Copy all lines below containing "diagram".

(Rows from a dataset of charts and code)
BEGIN
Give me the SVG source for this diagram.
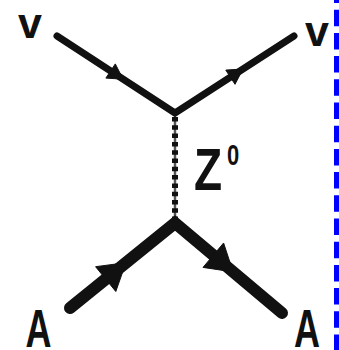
<svg xmlns="http://www.w3.org/2000/svg" width="339" height="350" viewBox="0 0 339 350">
  <style>
    .lbl { font-family: "Liberation Sans", Arial, sans-serif; font-weight: bold; fill: #111; }
    .fermion { fill: none; stroke: #111; stroke-linejoin: miter; }
    .arrow { fill: #111; stroke: #111; stroke-width: 1; stroke-linejoin: round; }
  </style>
  <rect width="339" height="350" fill="#ffffff"/>
  <g id="connectors">
    <polyline class="fermion" points="57,36 175,113 294,36" stroke-width="7" stroke-linecap="round"/>
    <polygon class="arrow" points="105.9,78.1 123.1,79.2 115.3,63.9"/>
    <polygon class="arrow" points="235.0,84.3 243.0,69.0 225.8,70.1"/>
    <line x1="175" y1="117" x2="175" y2="221" stroke="#555" stroke-width="2.5"/>
    <line x1="175" y1="117" x2="175" y2="221" stroke="#111" stroke-width="6" stroke-dasharray="4.5 3.8"/>
    <polyline class="fermion" points="70,308 175,223 282,313" stroke-width="12" stroke-linecap="round"/>
    <polygon class="arrow" points="115.8,291.5 125.9,262.7 95.6,266.7"/>
    <polygon class="arrow" points="203.0,267.4 233.1,271.9 223.6,243.0"/>
  </g>
  <g id="nu-in"><text class="lbl" x="30" y="38" font-size="43" text-anchor="middle">v</text></g>
  <g id="nu-out"><text class="lbl" x="317" y="46" font-size="43" text-anchor="middle">v</text></g>
  <g id="z0">
    <text class="lbl" font-size="46" transform="translate(194,190) scale(1,1.3)">Z</text>
    <text class="lbl" font-size="22" transform="translate(227,165) scale(1,1.33)">0</text>
  </g>
  <g id="a-in"><text class="lbl" font-size="36" text-anchor="middle" transform="translate(38.5,347) scale(1,1.5)">A</text></g>
  <g id="a-out"><text class="lbl" font-size="36" text-anchor="middle" transform="translate(307,347) scale(1,1.5)">A</text></g>
  <line id="frame-edge" x1="336.5" y1="-13.5" x2="336.5" y2="350" stroke="#0000ff" stroke-width="5" stroke-dasharray="16.5 6.7"/>
</svg>
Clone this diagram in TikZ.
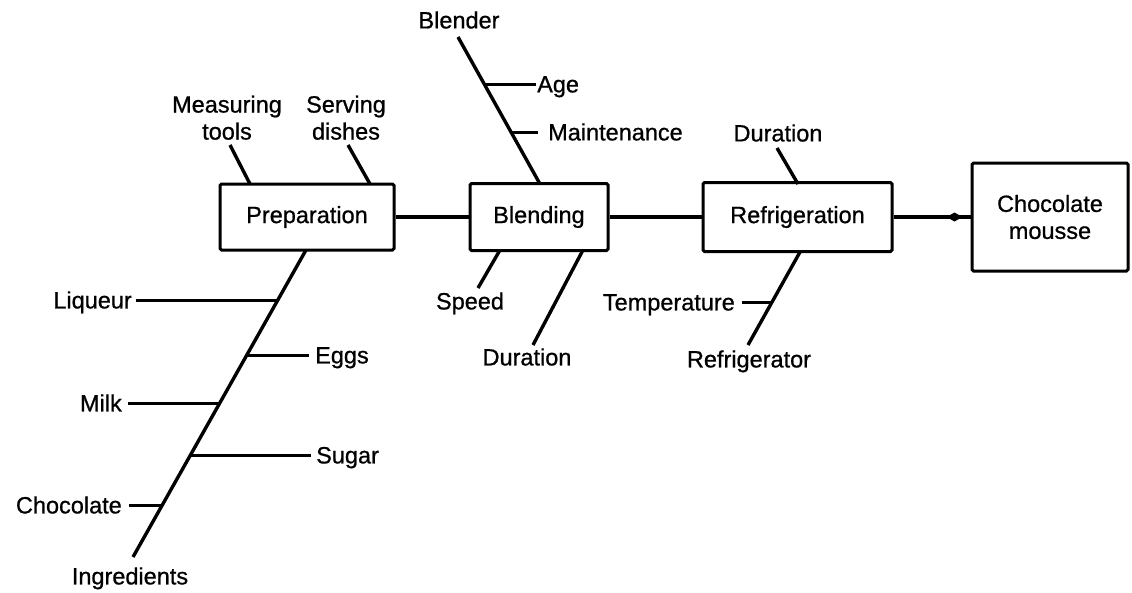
\documentclass[tikz,border=0pt]{standalone}
\usepackage{fontspec}
\setmainfont{Liberation Sans}[RawFeature={embolden=0.8}]
\usetikzlibrary{arrows.meta,decorations.markings}
\newcommand{\fbfont}{\fontsize{23.5}{27}\selectfont}
\begin{document}
\begin{tikzpicture}[x=1pt,y=-1pt,
  box/.style={draw, line width=3pt, rounded corners=1.5pt, inner sep=0pt, font=\fbfont, align=center},
  lbl/.style={inner sep=0pt, font=\fbfont, text height=16.8pt, text depth=0pt},
  two/.style={inner sep=0pt, font=\fbfont, align=center},
  bone/.style={line width=3.4pt},
  rib/.style={line width=3pt},
  conn/.style={line width=3.2pt}]
\useasboundingbox (0,0) rectangle (1132,592);

% main boxes
\node[box, minimum width=174pt, minimum height=66pt] (prep) at (307,217) {Preparation};
\node[box, minimum width=138pt, minimum height=67pt] (blend) at (539,217) {Blending};
\node[box, minimum width=189pt, minimum height=69pt] (refr) at (797.5,217) {Refrigeration};
\node[box, minimum width=156pt, minimum height=108pt] (mousse) at (1050,217) {Chocolate\\mousse};

% main line
\draw[conn] (prep) -- (blend);
\draw[conn] (blend) -- (refr);
\draw[conn, postaction={decorate, decoration={markings,
   mark=at position -8pt with {\arrow{Kite[length=16pt,width=9pt,inset=8pt]}}}}]
   (refr) -- (mousse);

% Preparation: top causes
\node[two, anchor=south] (meas) at (227,140) {Measuring\\tools};
\node[two, anchor=south] (serv) at (346,140) {Serving\\dishes};
\coordinate (measE) at (230,145);
\coordinate (measP) at (250,184);
\coordinate (servE) at (348,145);
\coordinate (servP) at (370,184);
\draw[bone] (measE) -- (measP);
\draw[bone] (servE) -- (servP);

% Preparation: ingredients spine
\coordinate (ingT) at (306,250);
\coordinate (ingB) at (133,557);
\draw[bone] (ingT) -- (ingB);
\node[lbl, anchor=center] (ing) at (130,576) {Ingredients};

\node[lbl, anchor=east] (liq) at (132,300) {Liqueur};
\node[lbl, anchor=west] (egg) at (315,355) {Eggs};
\node[lbl, anchor=east] (milk) at (122,403) {Milk};
\node[lbl, anchor=west] (sug) at (316,455) {Sugar};
\node[lbl, anchor=east] (choc) at (122,505) {Chocolate};

\coordinate (liqS) at (277,300);
\coordinate (eggS) at (247,355);
\coordinate (milkS) at (220,403);
\coordinate (sugS) at (191,455);
\coordinate (chocS) at (163,505);
\draw[rib] ([xshift=4pt]liq.east) -- (liqS);
\draw[rib] (eggS) -- ([xshift=-6pt]egg.west);
\draw[rib] ([xshift=6pt]milk.east) -- (milkS);
\draw[rib] (sugS) -- ([xshift=-5pt]sug.west);
\draw[rib] ([xshift=7pt]choc.east) -- (chocS);

% Blending: blender spine
\node[lbl, anchor=center] (bld) at (459,20) {Blender};
\coordinate (bldT) at (458,37);
\coordinate (bldB) at (540,184);
\draw[bone] (bldT) -- (bldB);
\node[lbl, anchor=west] (age) at (537,84) {Age};
\node[lbl, anchor=west] (mnt) at (548,132) {Maintenance};
\coordinate (ageS) at (484,84);
\coordinate (mntS) at (511,132);
\draw[rib] (ageS) -- ([xshift=-1pt]age.west);
\draw[rib] (mntS) -- ([xshift=-10pt]mnt.west);

% Blending: lower causes
\node[lbl, anchor=center] (spd) at (470,301) {Speed};
\node[lbl, anchor=center] (bdur) at (527,357) {Duration};
\coordinate (spdP) at (500,250);
\coordinate (spdE) at (478,288);
\coordinate (bdurP) at (583,250);
\coordinate (bdurE) at (533,345);
\draw[bone] (spdP) -- (spdE);
\draw[bone] (bdurP) -- (bdurE);

% Refrigeration: upper cause
\node[lbl, anchor=center] (rdur) at (778,133) {Duration};
\coordinate (rdurE) at (777,148);
\coordinate (rdurP) at (798,184);
\draw[bone] (rdurE) -- (rdurP);

% Refrigeration: lower spine
\node[lbl, anchor=center] (rfg) at (749,359) {Refrigerator};
\coordinate (rfgP) at (800,252);
\coordinate (rfgE) at (748,345);
\draw[bone] (rfgP) -- (rfgE);
\node[lbl, anchor=east] (tmp) at (735,302) {Temperature};
\coordinate (tmpS) at (772,302);
\draw[rib] ([xshift=7pt]tmp.east) -- (tmpS);
\end{tikzpicture}
\end{document}
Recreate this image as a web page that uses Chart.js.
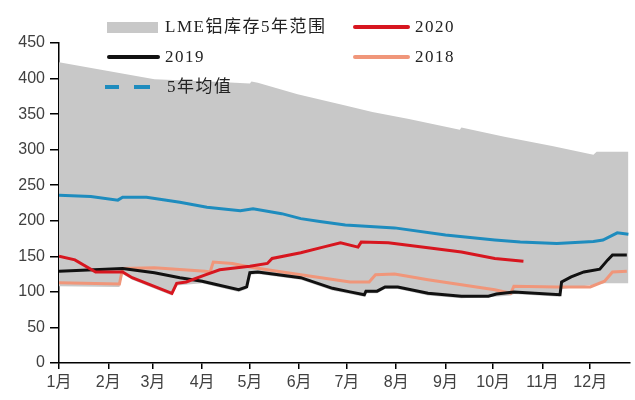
<!DOCTYPE html>
<html lang="zh">
<head>
  <meta charset="UTF-8">
  <title>LME铝库存</title>
  <style>
    body { margin: 0; background: #fff; }
    #wrap { position: relative; width: 635px; height: 400px; }
    #chart { position: absolute; left: 0; top: 0; }
    .lg { position: absolute; font-family: "Liberation Serif", "Noto Sans CJK SC", serif; font-size: 17px; color: #222; letter-spacing: 1.5px; line-height: 20px; white-space: nowrap; }
    .sw { position: absolute; }
  </style>
  <script src="https://cdn.jsdelivr.net/npm/chart.js"></script>
</head>
<body>
  <div id="wrap">
    <canvas id="chart" width="635" height="400"></canvas>
    <div class="sw" style="left:107px;top:22px;width:51px;height:11px;background:#c8c8c8"></div>
    <div class="lg" style="left:165px;top:17px">LME铝库存5年范围</div>
    <div class="sw" style="left:353px;top:25px;width:57px;height:4px;background:#d7161f;border-radius:2px"></div>
    <div class="lg" style="left:415px;top:17px">2020</div>
    <div class="sw" style="left:107px;top:55px;width:53px;height:4px;background:#111;border-radius:2px"></div>
    <div class="lg" style="left:165px;top:47px">2019</div>
    <div class="sw" style="left:353px;top:55px;width:57px;height:4px;background:#f0967a;border-radius:2px"></div>
    <div class="lg" style="left:415px;top:47px">2018</div>
    <div class="sw" style="left:105px;top:85px;width:14px;height:4px;background:#1e8cbe"></div>
    <div class="sw" style="left:134px;top:85px;width:16px;height:4px;background:#1e8cbe"></div>
    <div class="lg" style="left:167px;top:77px">5年均值</div>
  </div>

  <script>
    // x = day of year, tick labels at month starts
    const monthStarts = [0, 31, 59, 90, 120, 151, 181, 212, 243, 273, 304, 334];
    const monthLabels = ['1月', '2月', '3月', '4月', '5月', '6月', '7月', '8月', '9月', '10月', '11月', '12月'];

    // 5-year range (top / bottom of grey band)
    const upperDays = [0, 30, 60, 95, 120, 121, 125, 150, 180, 197, 220, 252, 253, 280, 310, 336, 338, 358];
    const upperVals = [423, 411, 399, 396, 393, 396, 394, 378, 362, 353, 343, 328, 331, 318, 305, 293, 297, 297];
    const lowerDays = [0, 38, 40, 46, 71, 74, 90, 113, 118, 120, 125, 152, 172, 183, 192, 193, 200, 205, 213, 232, 253, 274, 284, 286, 315, 316, 343, 358];
    const lowerVals = [108, 107, 125, 117, 95, 109, 112, 100, 104, 124, 125, 117, 102, 97, 93, 98, 98, 104, 104, 95, 91, 93, 95, 97, 93, 104, 112, 112];

    // 5-year average
    const avgDays = [0, 20, 37, 40, 55, 76, 93, 114, 122, 140, 152, 164, 180, 211, 243, 274, 290, 313, 336, 342, 351, 358];
    const avgVals = [236, 234, 229, 233, 233, 226, 219, 214, 217, 210, 203, 199, 194, 190, 180, 173, 170, 168, 171, 173, 183, 181];

    const days2020 = [0, 10, 23, 40, 46, 71, 74, 80, 92, 101, 120, 131, 134, 152, 166, 177, 188, 190, 207, 232, 253, 274, 292];
    const vals2020 = [150, 145, 128, 128, 120, 98, 112, 114, 124, 131, 136, 140, 147, 155, 163, 169, 163, 170, 169, 162, 156, 147, 143];

    const days2019 = [0, 40, 60, 76, 90, 113, 118, 120, 125, 152, 172, 183, 192, 193, 200, 205, 213, 232, 253, 270, 275, 286, 315, 316, 322, 330, 340, 345, 348, 357];
    const vals2019 = [129, 133, 127, 120, 115, 103, 107, 127, 128, 120, 105, 100, 96, 101, 101, 107, 107, 98, 94, 94, 97, 100, 96, 114, 121, 128, 132, 145, 152, 152];

    const days2018 = [0, 38, 40, 60, 92, 95, 97, 109, 120, 131, 152, 183, 195, 199, 211, 232, 253, 274, 284, 286, 313, 334, 343, 348, 357];
    const vals2018 = [113, 111, 133, 134, 129, 128, 142, 140, 135, 131, 124, 114, 114, 124, 125, 117, 110, 103, 98, 108, 107, 107, 115, 128, 129];

    function pts(days, vals) {
      return days.map((d, i) => ({ x: d, y: vals[i] }));
    }

    function lineSet(label, days, vals, color, order) {
      return {
        label: label,
        data: pts(days, vals),
        borderColor: color,
        borderWidth: 3,
        pointRadius: 0,
        fill: false,
        tension: 0,
        order: order
      };
    }

    new Chart(document.getElementById('chart'), {
      type: 'line',
      data: {
        datasets: [
          {
            label: 'LME铝库存5年范围',
            data: pts(upperDays, upperVals),
            borderWidth: 0,
            pointRadius: 0,
            backgroundColor: '#c8c8c8',
            fill: '+1',
            order: 10
          },
          {
            label: 'low',
            data: pts(lowerDays, lowerVals),
            borderWidth: 0,
            pointRadius: 0,
            fill: false,
            order: 11
          },
          lineSet('2018', days2018, vals2018, '#f0967a', 4),
          lineSet('2019', days2019, vals2019, '#111111', 3),
          lineSet('5年均值', avgDays, avgVals, '#1e8cbe', 2),
          lineSet('2020', days2020, vals2020, '#d7161f', 1)
        ]
      },
      options: {
        responsive: false,
        animation: false,
        layout: { padding: { left: 0, top: 43, right: 5, bottom: 0 } },
        plugins: {
          legend: { display: false },
          tooltip: { enabled: false },
          filler: { drawTime: 'beforeDatasetsDraw' }
        },
        scales: {
          x: {
            type: 'linear',
            min: 0,
            max: 359,
            afterFit: s => { s.height = 37; },
            afterBuildTicks: s => { s.ticks = monthStarts.map(v => ({ value: v })); },
            grid: { drawOnChartArea: false, drawTicks: true, tickLength: 6, color: '#000', lineWidth: 1.5 },
            border: { display: true, color: '#000', width: 1.5 },
            ticks: {
              padding: 4,
              maxRotation: 0,
              autoSkip: false,
              color: '#404040',
              font: { family: 'Liberation Sans, Noto Sans CJK SC', size: 16 },
              callback: (v, i) => monthLabels[i]
            }
          },
          y: {
            min: 0,
            max: 450,
            afterFit: s => { s.width = 59; },
            grid: { drawOnChartArea: false, drawTicks: true, tickLength: 9, color: '#000', lineWidth: 1.5 },
            border: { display: true, color: '#000', width: 1.5 },
            ticks: {
              stepSize: 50,
              padding: 5,
              color: '#404040',
              font: { family: 'Liberation Sans', size: 16 }
            }
          }
        }
      }
    });
  </script>
</body>
</html>
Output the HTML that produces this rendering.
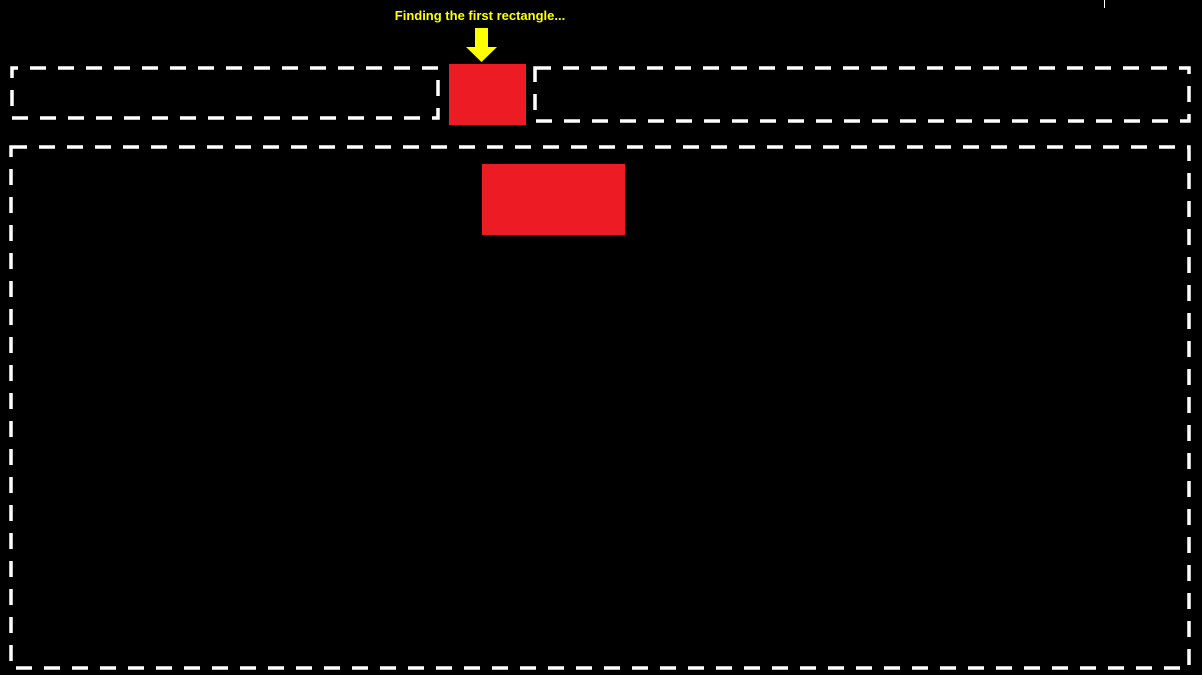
END
▸ **Result of this exercise**
Give me the SVG source for this diagram.
Clone this diagram in TikZ.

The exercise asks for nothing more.